Vaccine Associated Sarcoma
Vaccinating your cat is an important and critical component in ensuring a long and healthy life for the feline. Unfortunately in rare cases, vaccination can lead to the formation of a soft tissue growth, referred to as Vaccine Associated Sarcoma. While the appearance of such tumors remains relatively uncommon, certain vaccines such as the rabies vaccine and FeLV vaccine tend to increase the frequency of such occurrences. Appropriate and timely vaccination along with proper maintenance and care of the vaccination site are key elements in minimizing the chances of tumor development and growth.
Vaccine associated sarcomas are easily recognizable by the untrained eye as they tend to appear superficially underneath the skin and can be felt as soft and tender lumps. Such tumors tend to cause very little or no pain and discomfort, but their characteristic finger like projections can be fatal as they allow the tumor to spread to surrounding tissues and limbs. If left untreated, these tumors can eventually metastasize in distant organs and eventually prove to be life threatening.
As with any other tumor, biopsy is the veterinarian’s most effective tool in assessing and diagnosing your cat. Further evaluation of the sarcoma can include a comprehensive blood work, CT and MRI exam and even chest X-ray to clinically evaluate any advancement of the growth into the lungs.
Upon recognition and diagnosis, surgery is usually elected as the first mode of treatment in removing the tumors. Early recognition of the sarcoma is a critical factor in limiting the aggressive nature of the surgery, as advancement of the tumor into limbs can result in amputation in extreme cases. Thorough and complete removal of the tumor is essential in eradication of the sarcoma and exponentially reduces the chances of regrowth.
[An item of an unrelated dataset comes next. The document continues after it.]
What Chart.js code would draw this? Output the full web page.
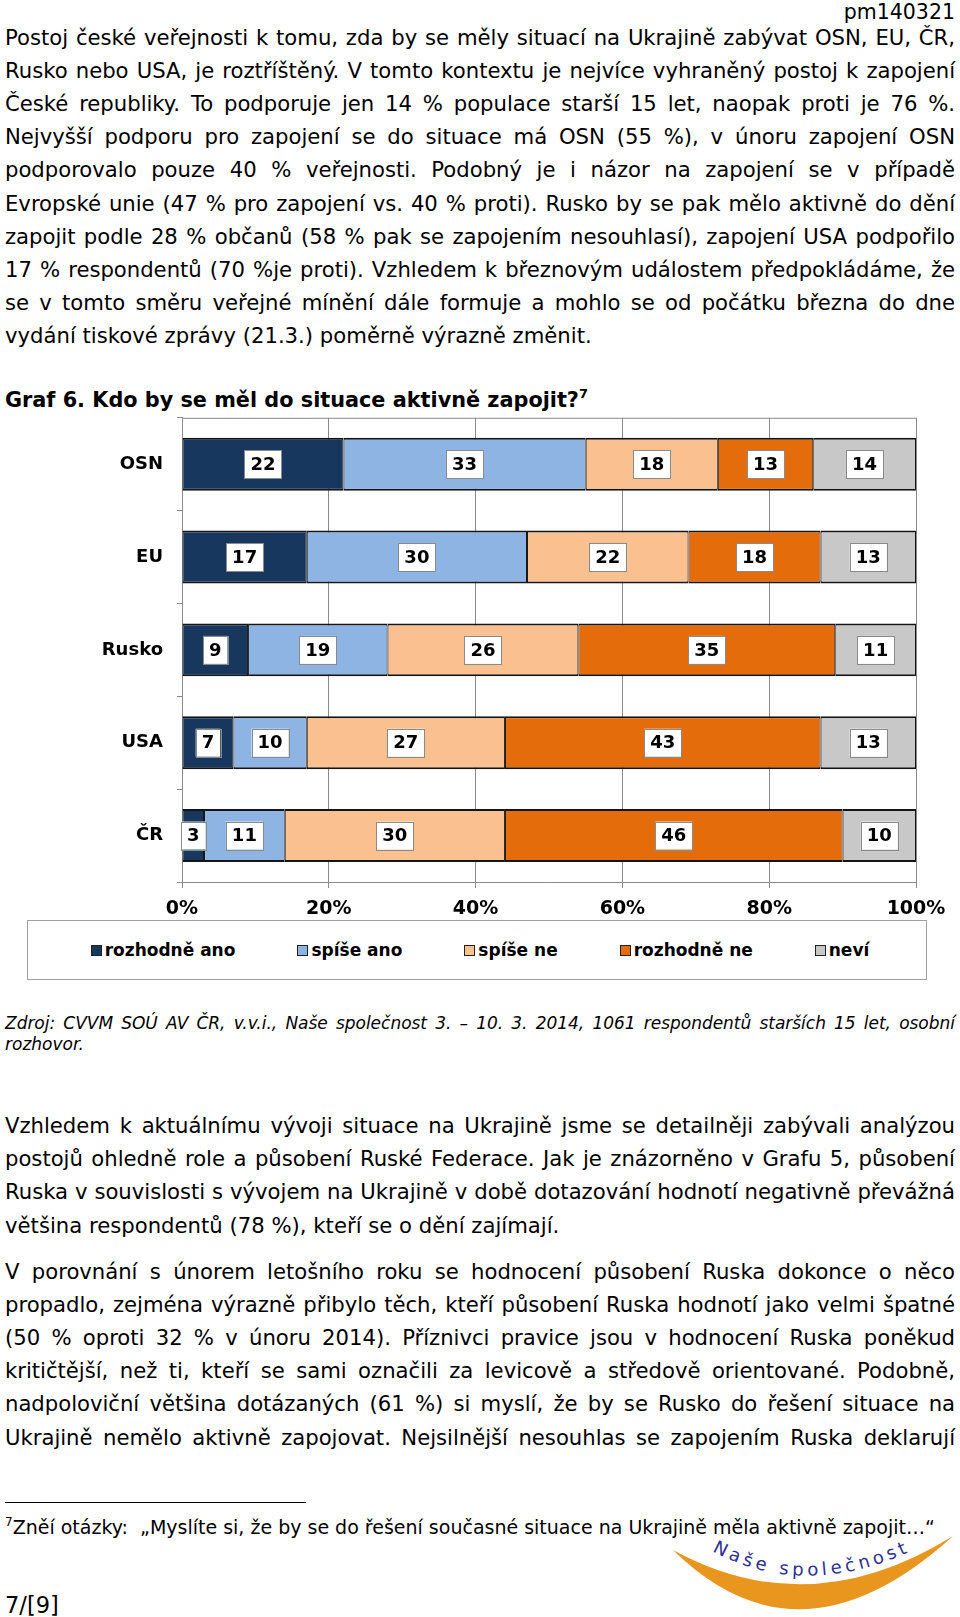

In more advanced cases of vaccine associated sarcoma, injection radiation and chemotherapy may be used as tools to complement the surgery and reduce the chances of any reoccurrence. The unilateral cooperation of the surgical team and the oncologists is essential in making sure that sarcoma cells are removed properly and completely, thus eliminating future complications and ensuing a long and healthy life for your cat.